Workers in plants and schools in many parts of the US and internationally have responded to the initiative of the WSWS and the International Committee of the Fourth International for the building of a global network of rank-and-file committees independent of the unions and the big business parties. The WSWS Autoworker Newsletter is urging Nexteer workers to form such a committee and demand a full audit of the ratification vote supervised by representatives of the rank and file, not the UAW.

Nexteer workers, through their own committee, would formulate their own demands, based not on what the company says it can afford but on their own needs. The WSWS Autoworker Newsletter suggests that these demands include:

· Restoration of all previous wage cuts and contract concessions, particularly in the 2010 and 2015 contracts.

· The hiring of all temporary and part-time workers as full-time workers at the same wages as all other workers.

· Further expansion of health care coverage at a reduced cost.

· An end to the tier system, the Alternative Work Schedule and Critical Plant Status.

On Saturday, the local ABC TV website reported the ratification of the Nexteer Saginaw contract, citing the union’s “52-48 percent” figure. It quoted UAW Local 699 President Tom Hurst as calling the procompany deal a “victory,” and saying, “I know it’s been a big relief for the bargaining committee and all of the staff at the union.”

The article went on to cite Hurst as saying the local union had agreed to a new schedule of weekly meetings “to restore critical communication between union officials and Nexteer management.”

On March 17, Nexteer issued a press release announcing its financial report for fiscal year 2020, boasting that the company’s second half profits for 2020, in the midst of the pandemic, were 14.1 percent higher than for the same period in 2019. It attributed this to aggressive cost-cutting.

It praised its “team” partners in accomplishing this feat, without directly naming the UAW. But it was the UAW that enforced the back-to-work policy of both Trump and the Democrats and kept workers on the job without a contract for 14 months.

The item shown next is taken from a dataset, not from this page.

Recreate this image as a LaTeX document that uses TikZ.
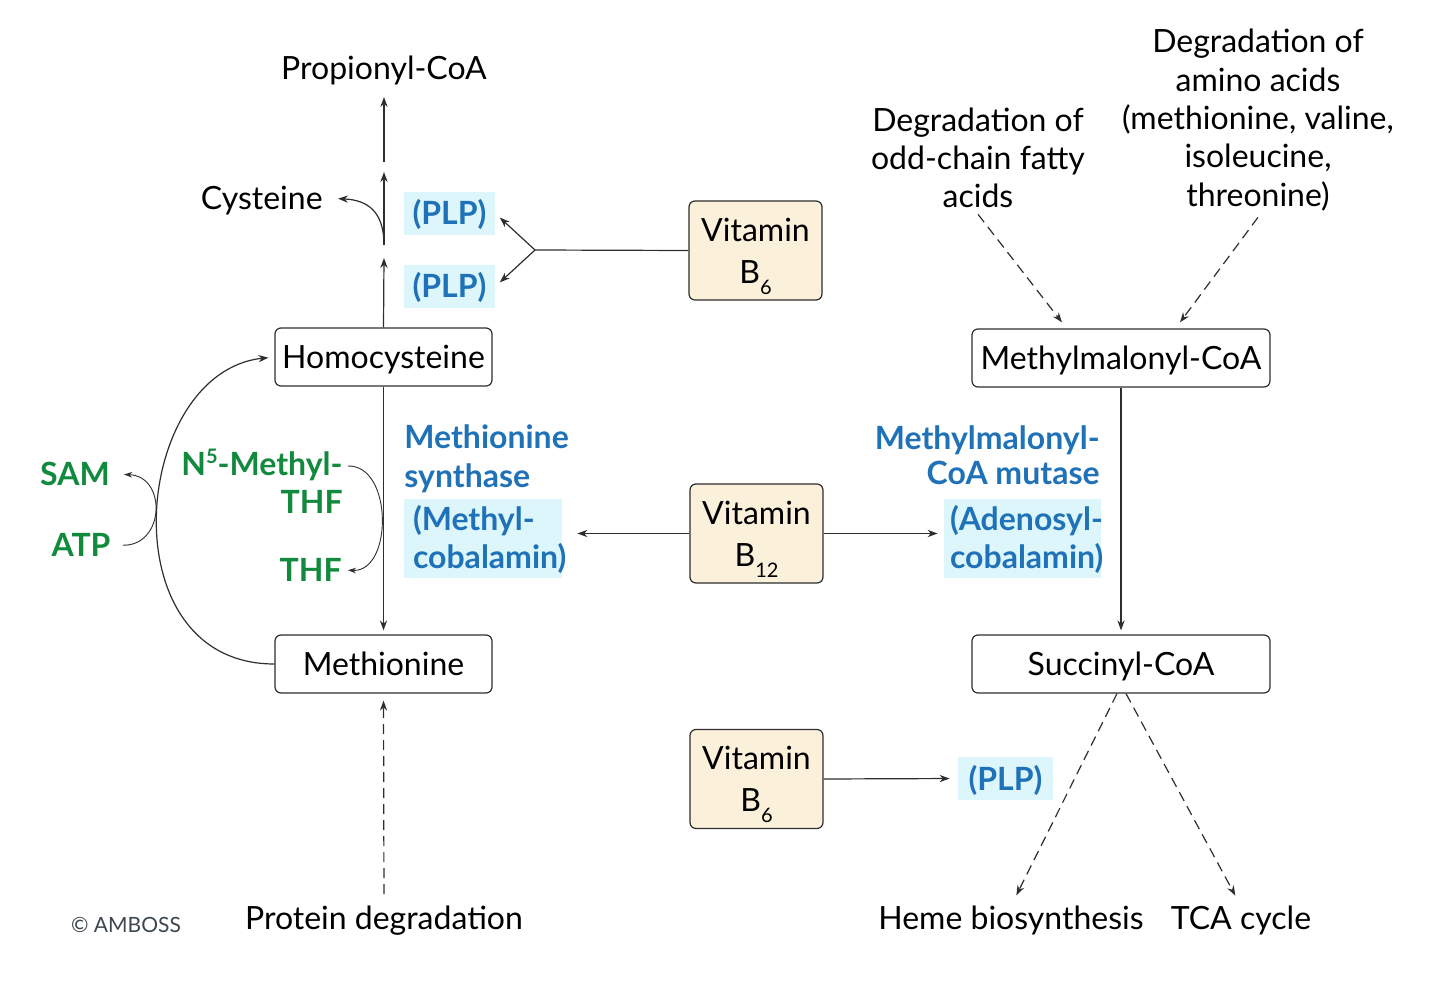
\documentclass[tikz,border=0pt]{standalone}
\usepackage{fontspec}
\setmainfont{Lato}
\usetikzlibrary{arrows.meta}
\definecolor{kblue}{HTML}{1F72B8}
\definecolor{kgreen}{HTML}{128A3E}
\definecolor{kcyan}{HTML}{DCF6FB}
\definecolor{kbeige}{HTML}{FBF0DA}
\definecolor{kedge}{HTML}{2E2E2E}
\definecolor{kgray}{HTML}{3C4650}
\newcommand{\mysub}[1]{\raisebox{-5.5pt}[0pt][0pt]{\fontsize{10}{10}\selectfont #1}}
\newcommand{\mysup}[1]{\raisebox{6pt}[0pt][0pt]{\fontsize{10}{10}\selectfont #1}}
\newcommand{\lline}[2]{\makebox[#1][l]{#2}}
\begin{document}
\begin{tikzpicture}[x=0.5pt,y=-0.5pt,
  every node/.style={font=\fontsize{16}{19}\selectfont, inner sep=0pt},
  one/.style={text height=11.5pt, text depth=0pt},
  box/.style={one, draw=kedge, line width=0.6pt, rounded corners=3pt, minimum width=108.5pt, minimum height=29pt},
  widebox/.style={box, minimum width=149pt},
  vit/.style={draw=kedge, fill=kbeige, line width=0.6pt, rounded corners=3pt, minimum width=66.5pt, minimum height=49.5pt, align=center, font=\fontsize{16}{21}\selectfont},
  cof/.style={fill=kcyan, text=kblue, font=\fontsize{16}{19}\selectfont\bfseries},
  plp/.style={cof, one, minimum width=45.5pt, minimum height=21.5pt},
  enz/.style={text=kblue, font=\fontsize{16}{19.5}\selectfont\bfseries},
  grn/.style={text=kgreen, font=\fontsize{16}{19}\selectfont\bfseries},
  arr/.style={-{Stealth[length=5pt,width=3.6pt]}, line width=0.6pt, draw=kedge},
  tarr/.style={-{Stealth[length=4pt,width=2.8pt]}, line width=0.45pt, draw=kedge},
  dsh/.style={arr, dash pattern=on 5pt off 3pt}
]
\useasboundingbox (0,0) rectangle (1452,1000);

% left column
\node[one] (prop) at (384,68) {Propionyl-CoA};
\node[one, anchor=east] (cys) at (323,198) {Cysteine};
\node[box] (homo) at (383.5,357) {Homocysteine};
\node[box] (meth) at (383.5,664) {Methionine};
\node[one] (prot) at (384,918) {Protein degradation};
\node[font=\fontsize{10.5}{12}\selectfont, text=kgray, text height=7.6pt, text depth=0pt] (amb) at (126,925) {© AMBOSS};

\node[plp] (plp1) at (449.5,213.5) {(PLP)};
\node[plp] (plp2) at (449.5,286.5) {(PLP)};
\node[vit] (vb6a) at (755.5,250.5) {Vitamin\\B\mysub{6}};

\coordinate (g1) at (384,162);
\coordinate (t1) at (384,97);
\coordinate (g2) at (384,245);
\coordinate (t2) at (384,172);
\coordinate (t3) at (384,258);
\coordinate (br) at (535,250);

\draw[arr] (g1) -- (t1);
\draw[arr] (g2) -- (t2);
\draw[arr] (homo.north) -- (t3);
\draw[arr, shorten >=7.5pt] (g2) .. controls (384,212) and (368,200) .. (cys.east);
\draw[line width=0.6pt, draw=kedge] (vb6a.west) -- (br);
\draw[arr, shorten >=3pt] (br) -- (plp1.east);
\draw[arr, shorten >=3pt] (br) -- (plp2.east);

% methionine cycle
\draw[arr, shorten >=2pt] (homo.south) -- (meth.north);
\draw[arr, shorten >=3pt] (meth.west) .. controls (106,664) and (132,372) .. (homo.west);

\node[grn, one] (sam) at (75,474) {SAM};
\node[grn, one] (atp) at (81,545) {ATP};
\draw[tarr, shorten <=6pt, shorten >=7pt] (atp.east) .. controls (165,546) and (167,476) .. (sam.east);

\node[grn, align=right, anchor=east] (n5) at (343,483) {N\mysup{5}-Methyl-\\THF};
\node[grn, one, anchor=east] (thf) at (342,570) {THF};
\coordinate (n5e) at (348,466);
\draw[tarr, shorten >=3pt] (n5e) .. controls (393,465) and (393,572) .. (thf.east);

\node[enz, align=left, anchor=west] (ms) at (404,459) {Methionine\\synthase};
\node[cof, align=left, inner xsep=4.5pt, minimum height=39.5pt] (mc) at (483,538.5) {\rule{0pt}{13.6pt}\lline{70pt}{(Methyl-}\\\lline{70pt}{cobalamin)}};

% vitamin B12
\node[vit] (vb12) at (756.5,533.5) {Vitamin\\B\mysub{12}};
\draw[arr, shorten >=7.5pt] (vb12.west) -- (vb12.west -| mc.east);

\node[enz, align=right, anchor=east, font=\fontsize{16}{17.5}\selectfont\bfseries] (mcm) at (1100,455) {Methylmalonyl-\\CoA mutase};
\node[cof, align=left, inner xsep=3pt, minimum height=39.5pt] (ac) at (1022.5,538.5) {\rule{0pt}{13.6pt}\lline{72.5pt}{(Adenosyl-}\\\lline{72.5pt}{cobalamin)}};
\draw[arr, shorten >=3pt] (vb12.east) -- (vb12.east -| ac.west);

% right column
\node[align=center] (odd) at (978,158) {Degradation of\\odd-chain fatty\\acids};
\node[align=center, font=\fontsize{16}{19.2}\selectfont] (amino) at (1258,120) {Degradation of\\amino acids\\(methionine, valine,\\isoleucine,\\threonine)};
\node[widebox] (mm) at (1121,358) {Methylmalonyl-CoA};
\node[widebox] (succ) at (1121,664) {Succinyl-CoA};
\draw[dsh] ([yshift=-3pt]odd.south) -- ([xshift=-29.5pt,yshift=3pt]mm.north);
\draw[dsh] ([yshift=-3pt]amino.south) -- ([xshift=29.5pt,yshift=3pt]mm.north);
\draw[arr, shorten >=2pt] (mm.south) -- (succ.north);

\node[one] (heme) at (1011,918) {Heme biosynthesis};
\node[one] (tca) at (1241,918) {TCA cycle};
\draw[dsh, shorten >=6pt] ([xshift=-2pt]succ.south) -- (heme.north);
\draw[dsh, shorten >=6pt] ([xshift=2.5pt]succ.south) -- (tca.north);

\node[vit] (vb6b) at (756.5,779) {Vitamin\\B\mysub{6}};
\node[plp, minimum width=47.5pt] (plp3) at (1005.5,778.5) {(PLP)};
\draw[arr, shorten >=4pt] (vb6b.east) -- (plp3.west);

\draw[dsh, shorten <=6pt, shorten >=3.5pt] (prot.north) -- (meth.south);
\end{tikzpicture}
\end{document}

The 2020 financial report indicated the degree to which the company was relying on the UAW to impose a new concessions contract on the Saginaw workers, following their overwhelming rejection of the first TA, which occurred one month before the March 2021 release of the company report. It stated:

“The Company and the UAW continue to work toward a new tentative collective bargaining agreement that is acceptable to the UAW local membership. There can be no assurances that the negotiations with the UAW will be resolved favorably or that the Company will not experience a work stoppage or disruption that could adversely affect the Company’s operating results and financial condition.”

Wall Street and Nexteer’s owners are acutely aware that the workers were potentially in a strong position if they had struck and fought to broaden the strike to wider layers of autoworkers and other sections of the working class. That remains the case today.